A subterranean “highway from hell” enables some volcanoes to erupt at super-speed, a discovery that also throws up options for predicting the peril, according to a study published in Nature on Wednesday.
Volcanoes disgorge molten rock generated within the mantle, the layer sandwiched between Earth’s crust and fiery core.
The magma gathers in a chamber beneath the volcano, progressively rising until the pressure — detectable over time by rumblings at the surface — becomes too great and an eruption occurs.
Conventional wisdom has it that the mantle magma creeps upwards before it reaches the chamber, lingering for long periods in a kind of halfway house several kilometres beneath the volcano.
But the new research suggests there are channels that run directly through the crust from the mantle to the magma chamber itself.

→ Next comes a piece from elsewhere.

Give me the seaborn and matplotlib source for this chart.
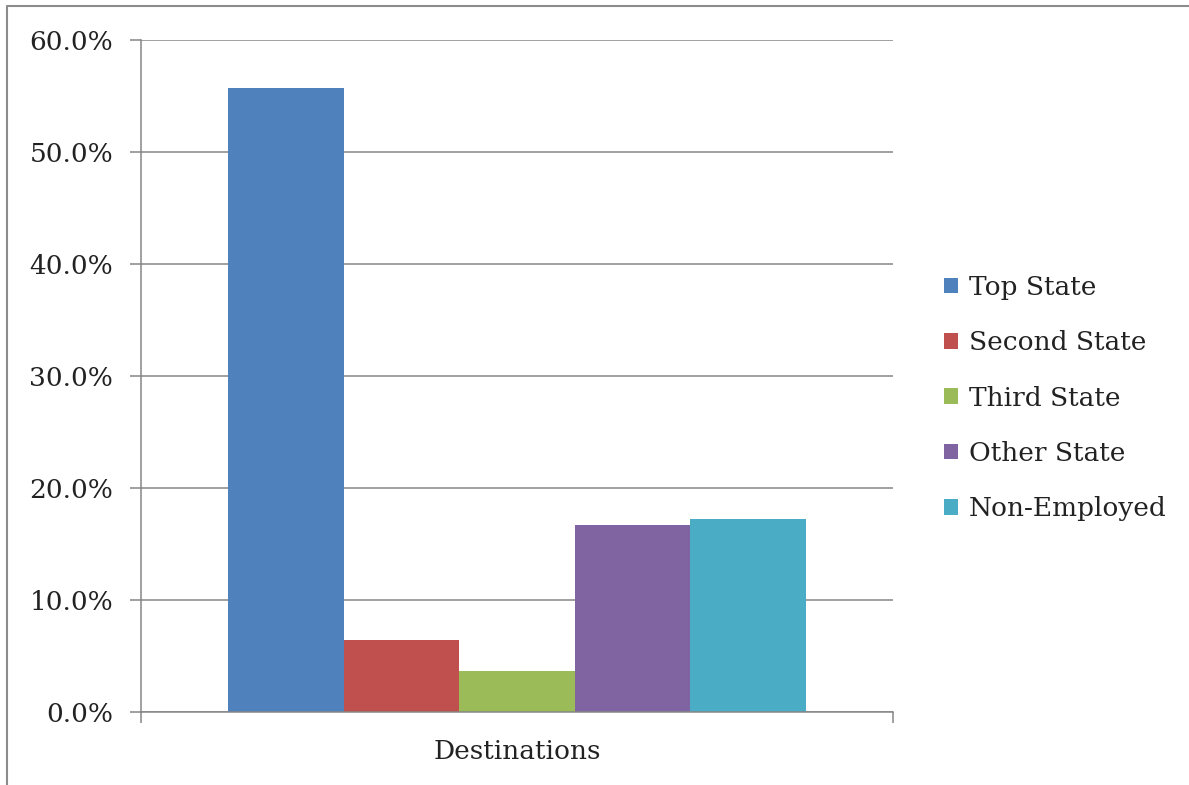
import matplotlib
matplotlib.use("Agg")
import matplotlib.pyplot as plt
import seaborn as sns
import pandas as pd
from matplotlib.ticker import PercentFormatter, MultipleLocator
from matplotlib.patches import Rectangle
from matplotlib.lines import Line2D

categories = ["Destinations"]
series = ["Top State", "Second State", "Third State", "Other State", "Non-Employed"]
values = [55.7, 6.4, 3.7, 16.7, 17.2]
colors = ["#4F81BD", "#C0504D", "#9BBB59", "#8064A2", "#4BACC6"]

df = pd.DataFrame({"cat": categories * len(series), "series": series, "value": values})

sns.set_style("white")
plt.rcParams["font.family"] = ["DejaVu Serif"]

fig = plt.figure(figsize=(11.89, 7.85), dpi=100)
ax = fig.add_axes([141/1189, 1-712/785, (893-141)/1189, (712-40)/785])

sns.barplot(data=df, x="cat", y="value", hue="series", hue_order=series,
            palette=colors, width=0.769, gap=0, ax=ax, legend=False,
            edgecolor="none", linewidth=0, saturation=1)

ax.set_xlim(-0.5, 0.5)
ax.set_ylim(0, 60)
ax.yaxis.set_major_locator(MultipleLocator(10))
ax.yaxis.set_major_formatter(PercentFormatter(decimals=1))
ax.grid(axis="y", color="#868686", linewidth=1.1)
ax.set_axisbelow(True)
for s in ["top", "right"]:
    ax.spines[s].set_visible(False)
for s in ["left", "bottom"]:
    ax.spines[s].set_color("#868686")
    ax.spines[s].set_linewidth(1.1)
ax.tick_params(axis="y", which="major", length=8, width=1.1, color="#868686",
               labelsize=19, pad=12, left=True, direction="out", labelcolor="#222222")
ax.set_ylabel("")
ax.set_xlabel("")
ax.set_xticks([-0.5, 0.5])
ax.set_xticklabels(["", ""])
ax.tick_params(axis="x", length=8, width=1.1, color="#868686", bottom=True, direction="out")
ax.text(0.5, -0.04, categories[0], transform=ax.transAxes, ha="center", va="top",
        fontsize=19, color="#222222")

handles = [Rectangle((0, 0), 1, 1, facecolor=c, edgecolor="none") for c in colors]
leg = fig.legend(handles, series, loc="center left", bbox_to_anchor=(933/1189, 1-398/785),
                 frameon=False, fontsize=19, handlelength=0.55, handleheight=0.55,
                 handletextpad=0.4, labelspacing=1.15, borderaxespad=0)
for t in leg.get_texts():
    t.set_color("#222222")

fig.add_artist(Line2D([7/1189, 7/1189, 1.0], [0.0, 1-6/785, 1-6/785],
                      transform=fig.transFigure, color="#8c8c8c", linewidth=1.5))

fig.savefig("out.png", dpi=100)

As a result, a volcano can be recharged and primed for action in a matter of months — a blink of an eye in geological terms, and a clear danger to humans living nearby.
The evidence comes from traces of an eruption between 1963 and 1965 of Irazu, a Costa Rican stratovolcano located on the notorious Pacific Ring of Fire.
A team led by Philipp Ruprecht of Columbia University’s Lamont-Doherty Earth Observatory in New York analysed ashes from an 2010 expedition to Irazu.
Buried in crystals of the volcanic mineral olivine were spikes of nickel, which is a trace element in the mantle.
The spikes were a telltale sign of an extraordinarily fast ascent — a slower rise would have meant that the nickel would have melted and diffused through the crystals.
The magma charged 35 kilometres (20 miles) through the crust in just months, the team calculates.
“There has to be a conduit from the mantle to the magma chamber,” said geochemist Terry Plank. “We like to call it the highway from hell.”
Olivine with the signature nickel spikes has also been found in volcanoes in Mexico, Siberia and northwestern America, proving that this is not a local phenomenon, according to a Columbia University press release.
The findings may explain why seismologists have sometimes detected mysterious earthquakes occurring at great depths — 20 to 30 kilometres (12-18 miles) — several months before great eruptions.
These may herald mantle magma blasting its way through the hidden channels.
These examples include the 1991 eruption of Mount Pinatubo in the Philippines — an event that disgorged so much ash into the atmosphere that it temporarily cooled the planet — and the 2010 blowout of Iceland’s Eyjafjallajokull, causing the famous ash cloud that resulted in widespread flight cancellations.
Vulcanologists, says the paper, should try to look for signs of deep quakes in the lower and middle crust. Giving a warning several months before an eruption, rather than days or weeks, would save lives and limit destruction to property.
But, say the authors, volcano prediction is still a tricky business. Scientists still have to learn what to look for and to translate the signals into a useable date of when the eruption will occur.